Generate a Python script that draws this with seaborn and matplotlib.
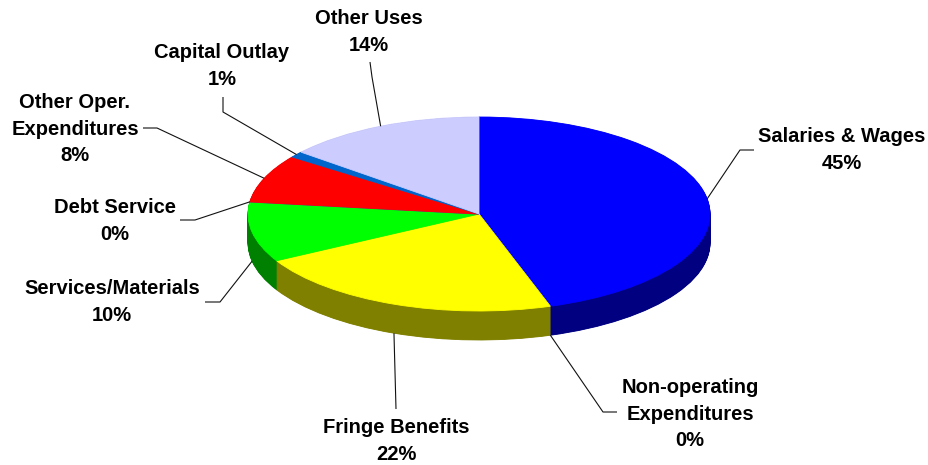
import numpy as np
import matplotlib
matplotlib.use("Agg")
import matplotlib.pyplot as plt
import seaborn as sns

sns.set_theme(style="white")
plt.rcParams["font.family"] = ["Liberation Sans", "DejaVu Sans"]

# Budget shares by category, clockwise from 12 o'clock
categories = [
    "Salaries & Wages",
    "Non-operating\nExpenditures",
    "Fringe Benefits",
    "Services/Materials",
    "Debt Service",
    "Other Oper.\nExpenditures",
    "Capital Outlay",
    "Other Uses",
]
shares = [45, 0, 22, 10, 0, 8, 1, 14]

top_colors = ["#0000FF", "#3333CC", "#FFFF00", "#00FF00", "#663399",
              "#FF0000", "#0066CC", "#CCCCFF"]
side_colors = ["#000080", "#1A1A66", "#808000", "#008000", "#331A4D",
               "#800000", "#003366", "#666680"]

# label block centres and leader elbows (pixel layout)
label_pos = [(842, 150), (690, 414), (396, 441), (112, 302),
             (115, 221), (75, 129), (222, 66), (369, 32)]
leader_start = [(754, 150), (617, 412), (396, 409), (205, 302),
                (180, 220), (143, 128), (223, 97), (370, 62)]
leader_elbow = [(740, 150), (603, 412), None, (220, 302),
                (195, 220), (157, 128), (223, 112), (372, 77)]

W, H = 929, 465
cx, cy, a, b, depth_px = 479, 214, 231, 97, 29
depth = depth_px / b

fig = plt.figure(figsize=(W / 100, H / 100), dpi=100)
ax = fig.add_axes([(cx - a) / W, (H - (cy + b + depth_px)) / H,
                   2 * a / W, (2 * b + depth_px) / H])


def draw_pie(colors, offset, edge_for_zero=False):
    wedges, _ = ax.pie(shares, colors=colors, startangle=90, counterclock=False,
                       center=(0, -offset), radius=1, frame=False,
                       wedgeprops=dict(linewidth=0.6))
    for wdg, col, v in zip(wedges, colors, shares):
        wdg.set_edgecolor(col)
        if v == 0:
            wdg.set_linewidth(0.9 if edge_for_zero else 0)
    return wedges


# side wall: stacked darker copies of the pie
for s in np.linspace(depth, 0, 50)[:-1]:
    draw_pie(side_colors, s)
top = draw_pie(top_colors, 0)
# only the debt-service boundary shows as a thin seam
top[1].set_linewidth(0)
top[4].set_linewidth(0.9)

ax.set_aspect("auto")
ax.set_xlim(-1, 1)
ax.set_ylim(-1 - depth, 1)
ax.axis("off")

lab = fig.add_axes([0, 0, 1, 1])
lab.set_xlim(0, W)
lab.set_ylim(H, 0)
lab.axis("off")
lab.patch.set_alpha(0)

to_px = ax.transData + lab.transData.inverted()

cum = np.cumsum([0] + shares[:-1])
total = float(sum(shares))
for i, (name, v) in enumerate(zip(categories, shares)):
    frac = (cum[i] + v / 2) / total
    ang = 2 * np.pi * frac
    px, py = np.sin(ang), np.cos(ang)
    if py < -0.1:
        py -= depth
    ax_pt = to_px.transform((px, py))
    pts = [leader_start[i]]
    if leader_elbow[i] is not None:
        pts.append(leader_elbow[i])
    pts.append(tuple(ax_pt))
    xs, ys = zip(*pts)
    lab.plot(xs, ys, color="#111111", lw=0.8, solid_capstyle="butt")
    lab.text(label_pos[i][0], label_pos[i][1], f"{name}\n{v:.0f}%",
             ha="center", va="center", fontsize=14.5, fontweight="bold",
             linespacing=1.5, color="black")

fig.savefig("out.png", dpi=100)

━━━━━━━━━━━━━━━━━━━━━━━━━━━━━━

The problem: Copy each line containing the word "seaborn" from the data.

Exercise answer:
Generate a Python script that draws this with seaborn and matplotlib.
import seaborn as sns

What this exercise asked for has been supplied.